アタックNo.1 第14話 捨て身の一球

 チートで優勝。
 まぁそうは言っても一回は自分もそれでやられていて、何度もチートを使って勝つのではなく、たった一度という節度は説得性があると思う。そして何より正確にトスを上げられるってのもなかなか出来ることではないんだよな。その積み上げとしてのピンチサーバー中沢ってのもよく考えられている。というか、最終セットのキモはツインテ池谷の登場で、富士見学園中が福岡中に追いつくところなんだけど、そこは描かれなかったな。ついでに言わせてもらうと、福岡中がどうやって相手を翻弄していたのかの説明も無かった。物語の進行上必要なものではないんだけど。いや、興味があったので。

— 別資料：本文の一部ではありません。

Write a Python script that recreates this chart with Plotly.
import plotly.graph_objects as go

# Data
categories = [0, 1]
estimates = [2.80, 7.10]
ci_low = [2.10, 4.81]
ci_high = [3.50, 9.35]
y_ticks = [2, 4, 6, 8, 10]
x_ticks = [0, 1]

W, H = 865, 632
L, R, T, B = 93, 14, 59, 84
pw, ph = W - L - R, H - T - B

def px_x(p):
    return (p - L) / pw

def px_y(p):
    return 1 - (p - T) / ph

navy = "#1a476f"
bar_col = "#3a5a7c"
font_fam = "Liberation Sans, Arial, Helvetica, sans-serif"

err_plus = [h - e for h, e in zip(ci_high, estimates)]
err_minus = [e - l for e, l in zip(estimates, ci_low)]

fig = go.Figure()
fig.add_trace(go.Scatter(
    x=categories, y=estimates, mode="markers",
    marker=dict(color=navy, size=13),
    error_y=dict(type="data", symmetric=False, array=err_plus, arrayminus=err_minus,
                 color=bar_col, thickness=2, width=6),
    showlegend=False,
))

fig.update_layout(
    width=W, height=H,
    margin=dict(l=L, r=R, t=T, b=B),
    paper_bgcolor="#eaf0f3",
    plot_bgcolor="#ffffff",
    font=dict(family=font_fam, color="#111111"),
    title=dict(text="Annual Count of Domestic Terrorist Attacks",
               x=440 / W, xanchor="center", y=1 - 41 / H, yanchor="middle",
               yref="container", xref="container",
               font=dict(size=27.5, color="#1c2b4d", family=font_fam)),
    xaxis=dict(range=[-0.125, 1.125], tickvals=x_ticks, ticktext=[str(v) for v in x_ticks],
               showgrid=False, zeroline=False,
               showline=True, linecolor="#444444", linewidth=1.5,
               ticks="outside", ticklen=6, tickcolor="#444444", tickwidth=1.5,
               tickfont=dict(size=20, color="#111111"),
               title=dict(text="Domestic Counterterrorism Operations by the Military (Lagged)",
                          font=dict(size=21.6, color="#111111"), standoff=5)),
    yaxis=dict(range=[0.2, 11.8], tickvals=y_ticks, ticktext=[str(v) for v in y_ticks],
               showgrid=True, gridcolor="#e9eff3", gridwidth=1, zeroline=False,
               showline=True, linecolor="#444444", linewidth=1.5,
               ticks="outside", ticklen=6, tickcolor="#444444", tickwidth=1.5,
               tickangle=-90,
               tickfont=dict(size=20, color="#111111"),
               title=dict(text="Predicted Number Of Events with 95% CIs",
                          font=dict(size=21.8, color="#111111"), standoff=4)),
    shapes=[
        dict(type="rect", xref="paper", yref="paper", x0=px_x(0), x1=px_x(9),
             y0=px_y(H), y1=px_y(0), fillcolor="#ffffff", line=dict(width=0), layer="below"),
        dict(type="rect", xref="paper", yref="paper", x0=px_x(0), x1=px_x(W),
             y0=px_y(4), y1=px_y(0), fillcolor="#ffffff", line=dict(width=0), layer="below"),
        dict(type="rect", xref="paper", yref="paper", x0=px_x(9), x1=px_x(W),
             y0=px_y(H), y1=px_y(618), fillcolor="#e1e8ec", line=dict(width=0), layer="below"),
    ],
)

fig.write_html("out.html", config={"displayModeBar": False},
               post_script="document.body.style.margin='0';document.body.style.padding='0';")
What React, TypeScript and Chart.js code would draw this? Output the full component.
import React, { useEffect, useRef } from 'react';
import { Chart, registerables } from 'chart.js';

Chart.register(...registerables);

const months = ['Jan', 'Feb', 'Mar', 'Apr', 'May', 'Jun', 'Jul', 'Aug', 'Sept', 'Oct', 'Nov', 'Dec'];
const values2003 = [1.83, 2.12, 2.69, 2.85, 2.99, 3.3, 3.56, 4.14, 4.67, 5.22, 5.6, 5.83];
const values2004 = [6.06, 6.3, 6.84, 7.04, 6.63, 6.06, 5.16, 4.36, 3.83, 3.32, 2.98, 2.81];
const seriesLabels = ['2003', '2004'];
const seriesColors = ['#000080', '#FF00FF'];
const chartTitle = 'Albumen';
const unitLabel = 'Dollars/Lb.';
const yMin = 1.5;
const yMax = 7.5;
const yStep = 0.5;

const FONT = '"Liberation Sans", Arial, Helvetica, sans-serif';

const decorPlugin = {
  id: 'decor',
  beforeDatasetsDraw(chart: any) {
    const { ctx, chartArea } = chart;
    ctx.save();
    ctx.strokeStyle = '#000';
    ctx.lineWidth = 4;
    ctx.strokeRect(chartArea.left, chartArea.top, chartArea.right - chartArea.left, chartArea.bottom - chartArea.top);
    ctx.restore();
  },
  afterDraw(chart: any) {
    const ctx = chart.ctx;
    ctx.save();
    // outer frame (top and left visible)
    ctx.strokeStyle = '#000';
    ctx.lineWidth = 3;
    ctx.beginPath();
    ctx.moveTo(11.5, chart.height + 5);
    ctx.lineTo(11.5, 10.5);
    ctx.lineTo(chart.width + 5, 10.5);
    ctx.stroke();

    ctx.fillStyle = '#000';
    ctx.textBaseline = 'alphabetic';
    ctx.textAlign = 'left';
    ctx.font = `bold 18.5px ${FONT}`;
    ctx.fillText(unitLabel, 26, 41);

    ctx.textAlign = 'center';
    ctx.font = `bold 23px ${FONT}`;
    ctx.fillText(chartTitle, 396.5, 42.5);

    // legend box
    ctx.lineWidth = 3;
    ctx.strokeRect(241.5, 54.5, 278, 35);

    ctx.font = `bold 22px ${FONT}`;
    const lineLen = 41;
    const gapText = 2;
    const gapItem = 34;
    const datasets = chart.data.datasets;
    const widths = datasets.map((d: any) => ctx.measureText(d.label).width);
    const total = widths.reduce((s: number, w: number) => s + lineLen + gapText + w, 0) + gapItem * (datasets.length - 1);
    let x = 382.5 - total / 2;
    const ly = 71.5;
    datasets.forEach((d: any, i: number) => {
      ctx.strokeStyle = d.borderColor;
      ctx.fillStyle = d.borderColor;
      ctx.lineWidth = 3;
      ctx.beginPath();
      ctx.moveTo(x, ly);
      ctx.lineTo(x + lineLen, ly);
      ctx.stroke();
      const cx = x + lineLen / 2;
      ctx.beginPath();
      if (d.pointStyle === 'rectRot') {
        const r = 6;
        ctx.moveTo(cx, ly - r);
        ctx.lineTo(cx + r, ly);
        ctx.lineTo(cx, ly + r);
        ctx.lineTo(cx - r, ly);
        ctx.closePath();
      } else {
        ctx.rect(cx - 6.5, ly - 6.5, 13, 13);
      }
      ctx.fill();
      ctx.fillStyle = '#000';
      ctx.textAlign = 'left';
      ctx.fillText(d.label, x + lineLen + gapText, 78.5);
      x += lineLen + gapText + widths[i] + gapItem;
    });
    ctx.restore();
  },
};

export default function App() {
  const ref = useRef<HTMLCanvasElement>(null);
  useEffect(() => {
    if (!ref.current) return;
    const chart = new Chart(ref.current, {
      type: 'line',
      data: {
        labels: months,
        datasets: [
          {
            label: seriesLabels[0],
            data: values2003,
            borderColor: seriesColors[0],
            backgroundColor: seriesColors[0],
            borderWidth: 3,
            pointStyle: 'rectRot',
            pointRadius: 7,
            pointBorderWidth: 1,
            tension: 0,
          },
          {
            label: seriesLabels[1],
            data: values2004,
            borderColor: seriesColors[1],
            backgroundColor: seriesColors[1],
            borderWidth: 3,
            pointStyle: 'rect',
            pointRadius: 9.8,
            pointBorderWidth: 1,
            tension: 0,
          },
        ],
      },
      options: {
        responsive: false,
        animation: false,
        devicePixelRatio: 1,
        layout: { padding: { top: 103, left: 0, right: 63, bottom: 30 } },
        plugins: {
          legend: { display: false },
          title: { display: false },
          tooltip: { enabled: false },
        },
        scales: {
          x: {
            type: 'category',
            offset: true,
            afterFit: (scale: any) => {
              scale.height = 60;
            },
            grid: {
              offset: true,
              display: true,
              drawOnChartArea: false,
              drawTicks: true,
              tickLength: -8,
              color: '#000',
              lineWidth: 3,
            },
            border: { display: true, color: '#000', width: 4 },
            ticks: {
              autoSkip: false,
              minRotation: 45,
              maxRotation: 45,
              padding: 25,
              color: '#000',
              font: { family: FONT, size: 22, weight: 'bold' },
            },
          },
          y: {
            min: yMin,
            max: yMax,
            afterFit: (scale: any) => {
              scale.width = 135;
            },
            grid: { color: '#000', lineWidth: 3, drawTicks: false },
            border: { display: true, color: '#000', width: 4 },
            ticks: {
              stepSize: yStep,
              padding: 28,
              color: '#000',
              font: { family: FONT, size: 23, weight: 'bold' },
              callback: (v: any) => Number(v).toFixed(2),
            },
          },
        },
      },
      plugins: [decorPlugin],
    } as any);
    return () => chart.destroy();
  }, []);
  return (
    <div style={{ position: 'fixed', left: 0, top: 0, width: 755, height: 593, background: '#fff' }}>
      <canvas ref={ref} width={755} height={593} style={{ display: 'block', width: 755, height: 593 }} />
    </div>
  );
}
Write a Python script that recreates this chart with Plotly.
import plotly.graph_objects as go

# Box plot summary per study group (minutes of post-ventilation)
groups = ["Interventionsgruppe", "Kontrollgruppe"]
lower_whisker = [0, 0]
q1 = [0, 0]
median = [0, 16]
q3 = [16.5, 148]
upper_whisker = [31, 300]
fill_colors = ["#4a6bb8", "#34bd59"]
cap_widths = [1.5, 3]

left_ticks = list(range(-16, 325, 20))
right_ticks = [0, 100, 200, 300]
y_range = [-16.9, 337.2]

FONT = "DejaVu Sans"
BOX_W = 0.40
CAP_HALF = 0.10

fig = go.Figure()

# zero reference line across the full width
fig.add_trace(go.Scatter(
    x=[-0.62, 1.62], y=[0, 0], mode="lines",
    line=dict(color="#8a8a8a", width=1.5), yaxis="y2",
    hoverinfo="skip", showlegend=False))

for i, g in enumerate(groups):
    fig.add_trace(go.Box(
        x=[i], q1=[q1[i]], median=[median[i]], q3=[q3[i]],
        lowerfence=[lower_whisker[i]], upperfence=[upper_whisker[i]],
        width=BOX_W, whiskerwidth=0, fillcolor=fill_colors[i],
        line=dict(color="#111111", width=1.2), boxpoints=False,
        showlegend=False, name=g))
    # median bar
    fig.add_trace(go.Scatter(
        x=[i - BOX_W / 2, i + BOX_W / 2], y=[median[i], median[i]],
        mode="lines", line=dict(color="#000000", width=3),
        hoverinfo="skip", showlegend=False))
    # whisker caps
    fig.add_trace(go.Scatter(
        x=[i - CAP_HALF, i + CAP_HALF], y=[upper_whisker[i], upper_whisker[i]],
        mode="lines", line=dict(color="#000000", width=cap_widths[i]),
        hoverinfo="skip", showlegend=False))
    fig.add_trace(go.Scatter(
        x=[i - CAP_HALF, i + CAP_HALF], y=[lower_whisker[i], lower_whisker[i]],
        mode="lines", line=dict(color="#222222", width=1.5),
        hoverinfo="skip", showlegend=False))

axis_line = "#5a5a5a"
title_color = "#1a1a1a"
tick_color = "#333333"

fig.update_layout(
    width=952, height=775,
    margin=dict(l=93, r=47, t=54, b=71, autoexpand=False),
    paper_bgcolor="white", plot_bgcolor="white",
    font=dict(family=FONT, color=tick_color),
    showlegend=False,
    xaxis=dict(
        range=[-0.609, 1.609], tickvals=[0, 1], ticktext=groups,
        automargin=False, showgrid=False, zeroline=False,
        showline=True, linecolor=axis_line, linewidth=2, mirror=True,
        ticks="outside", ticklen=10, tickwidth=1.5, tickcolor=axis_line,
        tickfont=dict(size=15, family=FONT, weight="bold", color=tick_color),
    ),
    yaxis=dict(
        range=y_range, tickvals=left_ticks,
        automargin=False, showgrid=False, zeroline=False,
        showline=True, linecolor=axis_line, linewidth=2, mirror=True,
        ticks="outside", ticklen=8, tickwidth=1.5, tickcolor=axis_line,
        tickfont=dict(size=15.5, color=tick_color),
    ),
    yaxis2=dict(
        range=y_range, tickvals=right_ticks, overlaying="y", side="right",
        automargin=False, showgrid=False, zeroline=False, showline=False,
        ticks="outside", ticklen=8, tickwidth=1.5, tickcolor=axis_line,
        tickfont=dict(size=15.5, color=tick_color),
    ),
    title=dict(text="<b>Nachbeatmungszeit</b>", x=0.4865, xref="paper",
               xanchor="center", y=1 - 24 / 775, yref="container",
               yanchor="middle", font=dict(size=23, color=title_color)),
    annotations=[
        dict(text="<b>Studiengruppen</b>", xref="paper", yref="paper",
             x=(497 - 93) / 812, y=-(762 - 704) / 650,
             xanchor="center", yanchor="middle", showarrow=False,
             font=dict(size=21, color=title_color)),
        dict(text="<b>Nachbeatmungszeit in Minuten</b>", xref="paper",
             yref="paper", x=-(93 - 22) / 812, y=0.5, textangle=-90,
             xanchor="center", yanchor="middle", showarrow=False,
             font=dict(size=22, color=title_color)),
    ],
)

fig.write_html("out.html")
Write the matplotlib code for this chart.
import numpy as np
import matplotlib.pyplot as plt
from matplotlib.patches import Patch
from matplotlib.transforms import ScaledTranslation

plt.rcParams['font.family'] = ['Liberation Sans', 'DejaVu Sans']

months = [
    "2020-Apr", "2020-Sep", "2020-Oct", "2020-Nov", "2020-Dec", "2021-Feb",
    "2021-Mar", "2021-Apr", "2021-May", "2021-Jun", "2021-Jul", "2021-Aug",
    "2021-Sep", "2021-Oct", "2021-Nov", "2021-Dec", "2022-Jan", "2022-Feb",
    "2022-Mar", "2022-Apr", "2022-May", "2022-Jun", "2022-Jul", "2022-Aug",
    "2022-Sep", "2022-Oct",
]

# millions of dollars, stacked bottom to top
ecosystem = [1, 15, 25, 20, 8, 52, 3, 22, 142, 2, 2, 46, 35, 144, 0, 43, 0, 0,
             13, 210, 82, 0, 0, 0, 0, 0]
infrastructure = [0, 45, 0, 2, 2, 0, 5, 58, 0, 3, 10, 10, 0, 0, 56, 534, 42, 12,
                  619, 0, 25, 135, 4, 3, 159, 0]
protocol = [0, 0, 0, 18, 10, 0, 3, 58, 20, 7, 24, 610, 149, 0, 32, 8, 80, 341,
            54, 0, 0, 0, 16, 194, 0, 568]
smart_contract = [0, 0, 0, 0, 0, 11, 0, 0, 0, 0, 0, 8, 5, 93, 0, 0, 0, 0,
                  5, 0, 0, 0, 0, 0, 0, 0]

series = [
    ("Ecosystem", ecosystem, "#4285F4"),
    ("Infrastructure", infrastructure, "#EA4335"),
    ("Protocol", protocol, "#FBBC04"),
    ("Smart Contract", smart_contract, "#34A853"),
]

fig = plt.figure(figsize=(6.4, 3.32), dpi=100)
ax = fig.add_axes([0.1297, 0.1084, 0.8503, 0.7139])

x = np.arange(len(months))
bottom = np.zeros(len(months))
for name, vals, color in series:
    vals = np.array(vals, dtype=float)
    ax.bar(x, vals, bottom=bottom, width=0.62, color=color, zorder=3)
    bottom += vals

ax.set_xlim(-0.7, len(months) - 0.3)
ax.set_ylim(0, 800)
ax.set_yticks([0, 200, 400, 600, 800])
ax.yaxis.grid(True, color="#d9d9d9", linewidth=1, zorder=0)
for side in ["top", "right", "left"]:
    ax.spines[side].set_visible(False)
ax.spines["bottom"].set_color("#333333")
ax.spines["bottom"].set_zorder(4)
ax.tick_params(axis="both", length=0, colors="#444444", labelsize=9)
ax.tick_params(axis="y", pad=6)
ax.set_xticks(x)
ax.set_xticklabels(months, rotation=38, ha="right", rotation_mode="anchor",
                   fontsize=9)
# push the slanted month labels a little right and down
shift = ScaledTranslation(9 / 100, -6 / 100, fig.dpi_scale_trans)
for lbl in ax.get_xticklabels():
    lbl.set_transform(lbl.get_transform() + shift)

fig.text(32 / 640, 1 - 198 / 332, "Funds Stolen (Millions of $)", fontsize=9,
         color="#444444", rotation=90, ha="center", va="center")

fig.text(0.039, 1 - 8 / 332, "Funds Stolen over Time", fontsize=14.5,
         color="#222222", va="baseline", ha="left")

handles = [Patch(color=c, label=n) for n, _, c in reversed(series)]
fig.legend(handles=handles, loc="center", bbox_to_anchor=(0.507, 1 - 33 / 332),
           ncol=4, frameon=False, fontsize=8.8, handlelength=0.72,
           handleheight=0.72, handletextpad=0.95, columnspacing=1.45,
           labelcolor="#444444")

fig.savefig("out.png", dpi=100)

 瑣末なことだと思うんだけど、前回の精神安定に「なぜにベートーベンの第五?」と思っていたんだけど、観衆の声援に近い選曲とは恐れ入りました。昔の放送機材で、望遠レンズがズームではなく、回転切り替え式というのも面白かった。
 本郷コーチの「最後の一球は作戦を使ってもよい」という言外のお許しが出て、その意味を悟って臨機応変に対応した鮎原という描写もなかなか泣かせますな。今まで作戦を使ってなかったからこそ相手はまさかであり、スタッフがまさにこの一球のために構成を錬りに錬ったというのがよくわかる。
 正直あれだけ低迷していたバレー部が一年ほどで全国優勝ってありえないんだけど、第1クールの最後を飾る結末として、とても美しかった。